An injury on the football field led to a career in dentistry for Warren Arrasmith, D.M.D.
In the early 1960s, Arrasmith had several front teeth knocked loose while playing football. His subsequent trips to the dental office to repair the injury proved to be a life-altering experience.
“I spent a lot of time in the dental chair getting my teeth fixed, and it fascinated me,” Arrasmith recalls. “It combines medicine and engineering, and I thought it was really neat that they could do those types of things. That’s what originally got me interested in dentistry.”
That interest has turned into more than a half-century of working in the field, first as an oral and maxillofacial surgeon at Baptist Medical Center Princeton and UAB Medical West Hospitals, then since 2011 as an associate professor with the University of Alabama at Birmingham School of Dentistry.
Before doing all that, however, Arrasmith took a lengthy detour through southeast Asia. He graduated from UAB's dental school in 1969, during the height of the Vietnam War. With so much uncertainty surrounding the potential of young graduates being drafted, Arrasmith said it was difficult to embark into private practice.
“Nobody wanted to open an office and then find out you had to go serve in the military,” Arrasmith says. “Probably 90 percent of my graduating class went into either the military or some form of public-health service right after dental school.”

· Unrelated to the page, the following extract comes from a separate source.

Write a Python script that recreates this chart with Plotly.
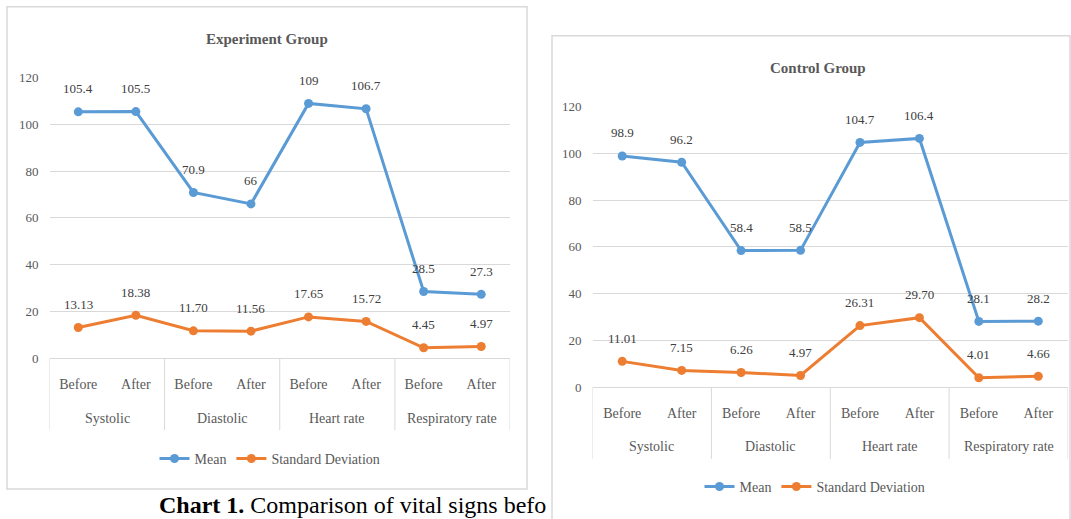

Arrasmith chose the military, joining the Air Force and being stationed at Clark Air Base in the Philippines as a dentist. There were more than 50,000 soldiers stationed at the base, which operated the closest major hospital to Vietnam.
“That was an eye-opening experience for me,” Arrasmith says. “We received a lot of casualties there. I was primarily practicing dentistry from an oral surgery standpoint, but I also received experience treating injuries.
“I picked up a little speed that I had not had as a dental student. And I got to broaden my experience by adding some procedures that I probably wouldn’t have gotten to do otherwise. It was a good experience looking back on it, but I’m not sure I thought so at the time.”
After three years of military service, Arrasmith returned to Birmingham and enrolled in the dental school's Oral and Maxillofacial Surgery program. He finally went into private practice in the mid-1970s.
Then in the late 1990s, Arrasmith began working one day a week in the UAB dental clinic, passing along his decades of expertise to students and residents. He quicky realized that he enjoyed teaching aspiring dentists. So after retiring from private practice, he joined SOD in 2011 as a full-time faculty member and director of the Department of Oral and Maxillofacial Surgery.
“I love working with the students. That’s what hooked me on teaching,” Arrasmith says. “It’s nice to be able to influence young people. It’s nice to be able to bring to the table things that you have learned over the years, including the mistakes you’ve made, and help them not make those mistakes or to make corrections.
“I really enjoy it because the students are so enthusiastic. It’s great to see young people who are passionate about what they’re doing. That really sealed the deal that I wanted to do this.”
Even as Arrasmith was teaching, he also was learning. After all, he had never worked full time in academics, and certain aspects of the teaching process were new to him.
“I’d help a student with a problem and they’d asked why I did it that way. I’d think about it and realize I really didn’t know,” Arrasmith said. “I’d just been doing it that way for 30 years and it had worked fine. I hadn’t developed the rationale that justified what I was telling them.
“I had to go back and sort of relearn certain things. I spent a lot of time reviewing different academic disciplines, trying to catch up. It helped having that interaction with people at UAB who are on the cutting edge of surgery and practice. Those were very informative times for me.”
Arrasmith learned enough that in 2020 he received the Daniel M. Laskin Award for Outstanding Predoctoral Educator by the American Association of Oral and Maxillofacial Surgeons. He also was honored with a Lifetime Achievement Award from the Southeastern Society of Oral and Maxillofacial Surgeons and the UAB President’s Award for Excellence in Teaching.
“I’ve really enjoyed working with the dental students and the faculty we have here at UAB,” Arrasmith says. “They’ve all contributed to my education in some form or fashion.”
It is an education that began 60 years ago from a dentist’s chair following his football mishap. In addition to a career, those trips provided Arrasmith with something else that he has kept throughout the decades.
“The good news is,” Arrasmith says, “I still have those teeth.”